Several members of the Senate Finance Committee said Commerce Secretary Wilbur Ross and new U.S. Trade Representative Robert Lighthizer told them in a closed door meeting that they would prefer the current three-nation format but left open the possibility of parallel bilateral agreements with Canada and Mexico.
"Their preference is trilateral," Democratic Senator Debbie Stabenow told reporters after the meeting.
Republican Senator Charles Grassley of Iowa said from the meeting it sounded to him as if a trilateral deal was more likely "unless there's problems" with that approach.
"If trilaterally you aren't getting anyplace, I suppose then you do it bilaterally," Grassley said.
Ross, who has floated the idea of doing two bilateral trade deals with Canada and Mexico, declined to confirm the administration's preference for a trilateral approach.
"Right now it is a trilateral deal and we shall see what comes in the future but the important thing is to get to the substance," Ross told reporters after leaving the meeting, adding that talks would be "long and complicated."

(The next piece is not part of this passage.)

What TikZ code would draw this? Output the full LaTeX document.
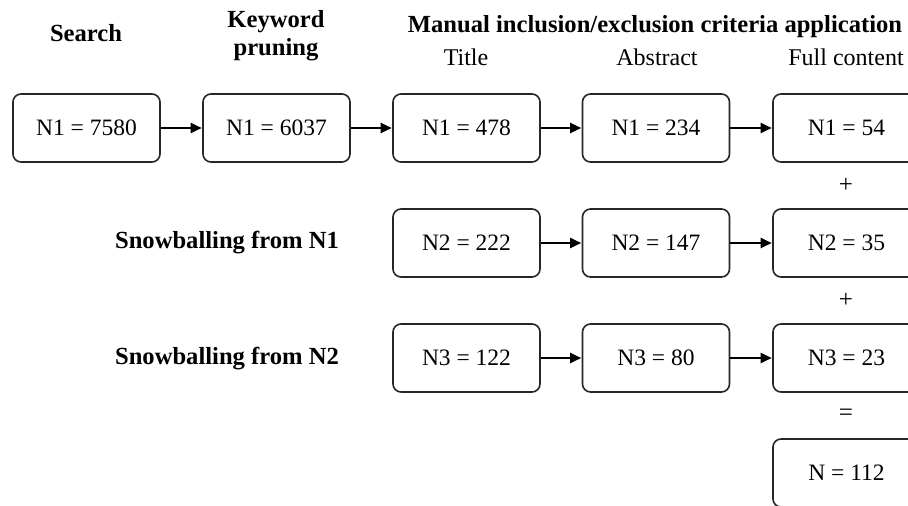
\documentclass[tikz,border=0pt]{standalone}
\usepackage{fontspec}
\setmainfont{Liberation Serif}
\usetikzlibrary{arrows.meta}
\tikzset{
  box/.style={draw=black!85, line width=1.6pt, rounded corners=8pt, minimum width=147pt, minimum height=68pt, inner sep=0pt, font=\fontsize{23.5}{26}\selectfont},
  head/.style={font=\bfseries\fontsize{24.6}{28}\selectfont, align=center, inner sep=0pt},
  sub/.style={font=\fontsize{24}{26}\selectfont, inner sep=0pt},
  flow/.style={line width=2pt, -{Triangle[length=11pt,width=10pt]}, shorten >=0.5pt},
  op/.style={font=\fontsize{25}{26}\selectfont, inner sep=0pt}
}
\begin{document}
\begin{tikzpicture}[x=1pt,y=-1pt]
\useasboundingbox (0,0) rectangle (908,506);
\clip (0,0) rectangle (908,506);
% headers
\node[head] (hs) at (86,33) {Search};
\node[head] (hk) at (276,35.5) {Keyword\\pruning};
\node[head] (hm) at (655,27) {Manual inclusion/exclusion criteria application};
\node[sub] (ht) at (466,57) {Title};
\node[sub] (ha) at (657,57) {Abstract};
\node[sub] (hf) at (846,57) {Full content};
\node[head] (s1) at (227,243) {Snowballing from N1};
\node[head] (s2) at (227,359) {Snowballing from N2};
% row 1
\node[box] (a1) at (86.5,128) {N1 = 7580};
\node[box] (a2) at (276.5,128) {N1 = 6037};
\node[box] (a3) at (466.5,128) {N1 = 478};
\node[box] (a4) at (656,128) {N1 = 234};
\node[box] (a5) at (846.5,128) {N1 = 54};
% row 2
\node[box] (b3) at (466.5,243) {N2 = 222};
\node[box] (b4) at (656,243) {N2 = 147};
\node[box] (b5) at (846.5,243) {N2 = 35};
% row 3
\node[box] (c3) at (466.5,358) {N3 = 122};
\node[box] (c4) at (656,358) {N3 = 80};
\node[box] (c5) at (846.5,358) {N3 = 23};
% total
\node[box] (d5) at (846.5,473) {N = 112};
% operators
\node[op] (p1) at (846,185) {+};
\node[op] (p2) at (846,300) {+};
\node[op] (eq) at (846,415) {=};
% arrows
\draw[flow] (a1) -- (a2);
\draw[flow] (a2) -- (a3);
\draw[flow] (a3) -- (a4);
\draw[flow] (a4) -- (a5);
\draw[flow] (b3) -- (b4);
\draw[flow] (b4) -- (b5);
\draw[flow] (c3) -- (c4);
\draw[flow] (c4) -- (c5);
\end{tikzpicture}
\end{document}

The meeting was one of several on Capitol Hill this week involving Lighthizer, who was sworn in as U.S. trade representative on Monday, that are required for the Trump administration to trigger the start of the NAFTA negotiating process with a 90-day consultation period.

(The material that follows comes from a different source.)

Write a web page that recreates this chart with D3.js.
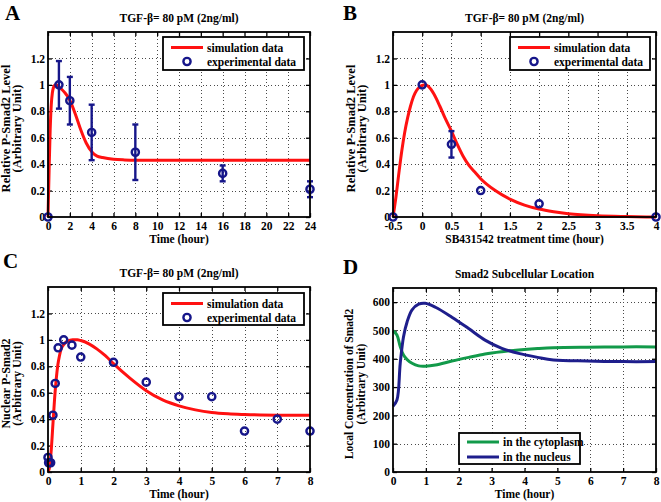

Farm state senators said they also warned Ross and Lighthizer not to take actions that would damage agricultural exports to Canada and Mexico.
"We made it pretty clear that's a priority, that we don't want to see ag hurt," said Senator John Thune, a South Dakota Republican. "NAFTA by and large has been good for agriculture, and we're seeing some disruptions in the ag marketplace today because of uncertainty about where this is headed."
Senator Ron Wyden of Oregon, the Finance Committee's top Democrat, said Ross and Lighthizer assured him they would push to drop NAFTA's dispute-resolution mechanism. Trump has complained that the mechanism is biased against the United States.